Wed. May 23, 2018 1:45 PM - 3:15 PM 104 (1F International Conference Hall, Makuhari Messe)

convener:Riko Oki(Japan Aerospace Exploration Agency), Yoshiaki HONDA(Center for Environmental Remote Sensing, Chiba University), Yukari Takayabu(東京大学 大気海洋研究所, 共同), Tsuneo Matsunaga(Center for Global Environmental Research and Satellite Observation Center, National Institute for Environmental Studies), Allen HL Huang (University of Wisconsin Madison), Chairperson:Takayabu Yukari

2:45 PM - 3:00 PM

[ACG36-05] Vertical gradient of stratiform radar reflectivity below the bright band from the tropics to the extratropical latitudes seen by GPM

Kazuki Kobayashi1, *Shoichi Shige1, Munehisa K. Yamamoto1 (1.Kyoto University)

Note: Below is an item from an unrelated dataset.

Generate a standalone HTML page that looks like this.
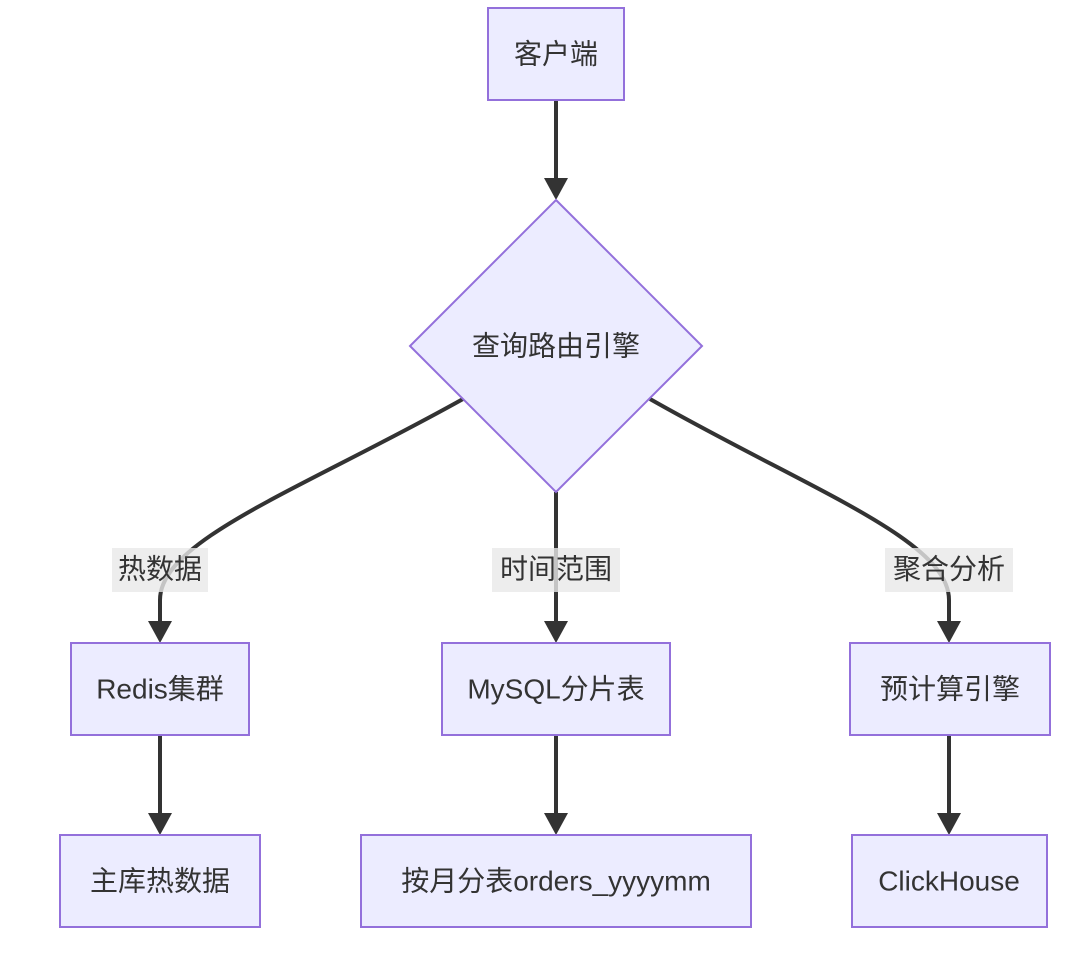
<!DOCTYPE html>
<html><head><meta charset="utf-8"><style>
html,body{margin:0;padding:0;background:#fff;}
svg{display:block}
text{font-family:"Liberation Sans","Noto Sans CJK SC",sans-serif;font-size:28px;fill:#333;text-anchor:middle;dominant-baseline:central}
.n{fill:#ECECFF;stroke:#9370DB;stroke-width:2}
.e{fill:none;stroke:#333;stroke-width:4}
.lb{fill:#e8e8e8;opacity:0.8}
</style></head><body>
<svg width="1090" height="956" viewBox="0 0 1090 956">
<defs><marker id="a" viewBox="0 0 10 10" refX="9" refY="5" markerWidth="6" markerHeight="6" orient="auto" markerUnits="userSpaceOnUse" style="overflow:visible">
<path d="M0,0 L10,5 L0,10 z" fill="#333" transform="scale(2.4)"/></marker></defs>
<!-- edges -->
<path class="e" d="M556,100 L556,180"/><path d="M544,178 L568,178 L556,200 z" fill="#333"/>
<path class="e" d="M463,399 C300,490 160,540 160,600 L160,622"/><path d="M148,621 L172,621 L160,643 z" fill="#333"/>
<path class="e" d="M556,492 L556,622"/><path d="M544,621 L568,621 L556,643 z" fill="#333"/>
<path class="e" d="M650,399 C810,490 949,540 949,600 L949,622"/><path d="M937,621 L961,621 L949,643 z" fill="#333"/>
<path class="e" d="M160,735 L160,814"/><path d="M148,813 L172,813 L160,835 z" fill="#333"/>
<path class="e" d="M556,735 L556,814"/><path d="M544,813 L568,813 L556,835 z" fill="#333"/>
<path class="e" d="M949,735 L949,814"/><path d="M937,813 L961,813 L949,835 z" fill="#333"/>
<!-- labels -->
<rect class="lb" x="112" y="548" width="96" height="44"/><text x="160" y="569">热数据</text>
<rect class="lb" x="492" y="548" width="128" height="44"/><text x="556" y="569">时间范围</text>
<rect class="lb" x="885" y="548" width="128" height="44"/><text x="949" y="569">聚合分析</text>
<!-- nodes -->
<rect class="n" x="488" y="8" width="136" height="92"/><text x="556" y="54">客户端</text>
<polygon class="n" points="556,200 702,346 556,492 410,346"/><text x="556" y="346">查询路由引擎</text>
<rect class="n" x="71" y="643" width="178" height="92"/><text x="160" y="689">Redis集群</text>
<rect class="n" x="442" y="643" width="228" height="92"/><text x="556" y="689">MySQL分片表</text>
<rect class="n" x="850" y="643" width="200" height="92"/><text x="950" y="689">预计算引擎</text>
<rect class="n" x="60" y="835" width="200" height="92"/><text x="160" y="881">主库热数据</text>
<rect class="n" x="361" y="835" width="390" height="92"/><text x="556" y="881">按月分表orders_yyyymm</text>
<rect class="n" x="852" y="835" width="195" height="92"/><text x="949" y="881">ClickHouse</text>
</svg>
</body></html>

This study examined the vertical gradient of radar reflectivity below the detected bright band in stratiform regions from the tropics to the extratropical latitudes using data from the Ku-band (13.6 GHz) precipitation radar onboard the Global Precipitation Measurement (GPM) Core Observatory. Stratiform precipitation profiles with reflectivity decreasing (increasing) from the melting level toward the surface occur frequently in the tropical ocean (mid- and high latitude oceans). High fractions of downward increasing stratiform pixels are found over the North Pacific Ocean throughout the year and over East Asia except for winter. In contrast, the North American continent and the adjacent North Atlantic Ocean are characterized by low fractions of downward increasing pixels during summer. The difference is consistent with the dominant type of convection over East Asia (warm-type clouds) and over the North American continent (cold-type clouds). Even in the tropical oceans such as the Atlantic and eastern Pacific intertropical convergence zones, there are some areas with moderate fractions of downward increasing stratiform pixels where the warm rain process dominates. The downward reduction of reflectivity in the stratiform region of MCSs is obviously due to evaporation, which is a function of lower-tropospheric relative humidity. The downward increase of reflectivity in stratiform regions over the mid-latitude oceans appears the result of raindrop growth. This is achieved via the collection of cloud droplets while falling through low-level clouds produced by large-scale vertical motion in the lower troposphere due to large-scale convergence associated with synoptic-scale systems.